Ads in Computer Games

Speaking of real-time strategy games, I recently purchased The Battle for Middle Earth (BME). I’d been addicted to Battlefield: Vietnam’s online play for months, but it was time for something new (huh, combine that with my occasional ongoing NHL 2005 gaming, and every game I’ve played in the past six months was published by Electronic Arts…that’s a bit worrying).

I may post a complete review of BME, but I wanted to mention the intro movies. In recent years, computer games have come to mimic movies in their series of irritating pre-film ads. I’m referring here to the studio and production company animations and THX-type ads (more on THX here) that run after the advertisements and the trailers, but before the actual feature. As Mark observed a while back, it’s like movies have a boot sequence.

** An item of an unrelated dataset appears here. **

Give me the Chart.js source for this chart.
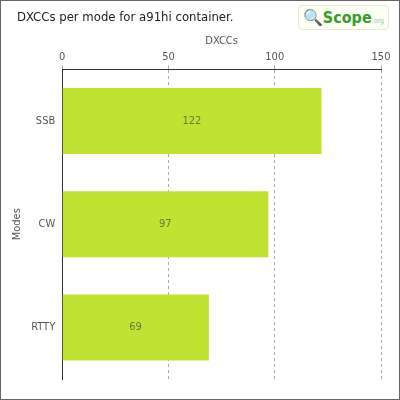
<!DOCTYPE html>
<html>
<head>
<script src="https://cdn.jsdelivr.net/npm/chart.js@4/dist/chart.umd.min.js"></script>
<style>
  body { margin: 0; background: #fff; }
  #wrap { position: relative; width: 398px; height: 398px; border: 1px solid #666; }
  #title { position: absolute; left: 16px; top: 8px; font: 13px "DejaVu Sans Condensed", sans-serif; color: #222; }
  #logo { position: absolute; right: 10px; top: 4px; font: bold 16px "DejaVu Sans Condensed", sans-serif; color: #3a9a2a; border: 1px solid #e4ecd0; border-radius: 4px; padding: 2px 4px; background: #fbfff4; }
  #logo small { font-size: 7px; color: #9c9; font-weight: normal; }
</style>
</head>
<body>
<div id="wrap">
  <canvas id="chart" width="398" height="398"></canvas>
  <div id="title">DXCCs per mode for a91hi container.</div>
  <div id="logo">🔍Scope<small>.org</small></div>
</div>
<script>
const modes = ["SSB", "CW", "RTTY"];
const dxccs = [122, 97, 69];
const xTicks = [0, 50, 100, 150];

const fontFamily = "'DejaVu Sans Condensed', sans-serif";

new Chart(document.getElementById("chart"), {
    type: "bar",
    data: {
        labels: modes,
        datasets: [{
            data: dxccs,
            backgroundColor: "#bfe330",
            barPercentage: 0.64,
            categoryPercentage: 1,
        }],
    },
    options: {
        indexAxis: "y",
        responsive: false,
        animation: false,
        layout: { padding: { top: 34, right: 18, bottom: 20, left: 6 } },
        plugins: {
            legend: { display: false },
            tooltip: { enabled: false },
        },
        scales: {
            x: {
                position: "top",
                min: 0,
                max: 150,
                afterBuildTicks: (axis) => { axis.ticks = xTicks.map((v) => ({ value: v })); },
                ticks: { color: "#555", font: { family: fontFamily, size: 11 }, padding: 2 },
                grid: { color: "#aaa", tickLength: 4 },
                border: { color: "#333", dash: [3, 3] },
                title: { display: true, text: "DXCCs", color: "#555", font: { family: fontFamily, size: 11 }, padding: 0 },
            },
            y: {
                ticks: { color: "#555", font: { family: fontFamily, size: 11 } },
                grid: { display: false, tickLength: 4 },
                border: { color: "#333" },
                title: { display: true, text: "Modes", color: "#555", font: { family: fontFamily, size: 11 } },
            },
        },
    },
    plugins: [{
        id: "barLabels",
        afterDatasetsDraw(chart) {
            const ctx = chart.ctx;
            const meta = chart.getDatasetMeta(0);
            const left = chart.scales.x.getPixelForValue(0);
            ctx.save();
            ctx.fillStyle = "#6a7a3a";
            ctx.font = "11px " + fontFamily;
            ctx.textAlign = "center";
            ctx.textBaseline = "middle";
            meta.data.forEach((bar, i) => {
                ctx.fillText(dxccs[i], (left + bar.x) / 2, bar.y);
            });
            ctx.restore();
        },
    }],
});
</script>
</body>
</html>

Last night, when I started BME, I was treated to sequences for EA Games, New Line Cinema, Intel and THX (surprisingly, there was no game developer, so I guess EA built the game in-house). I timed it, and EA makes me watch 1 minute and 10 seconds worth of ads before I can actually start playing the game. That’s not down to my machine’s performance either–all of that time is spent showing graphics, not loading the game. I don’t play games for hours on end anymore, so this means that if I spend 30 minutes playing a game, 3% of my time is spent watching ads. I didn’t pay EA Games $60 to be sold on the Pentium 4 processor.

Fortunately, a quick Web search led me to a (very obvious, but I’m rather dimwitted when it comes to these things) work-around. I can now skip all four movies and get straight to the actual game-playing. Daniel Bishop, you’re a star.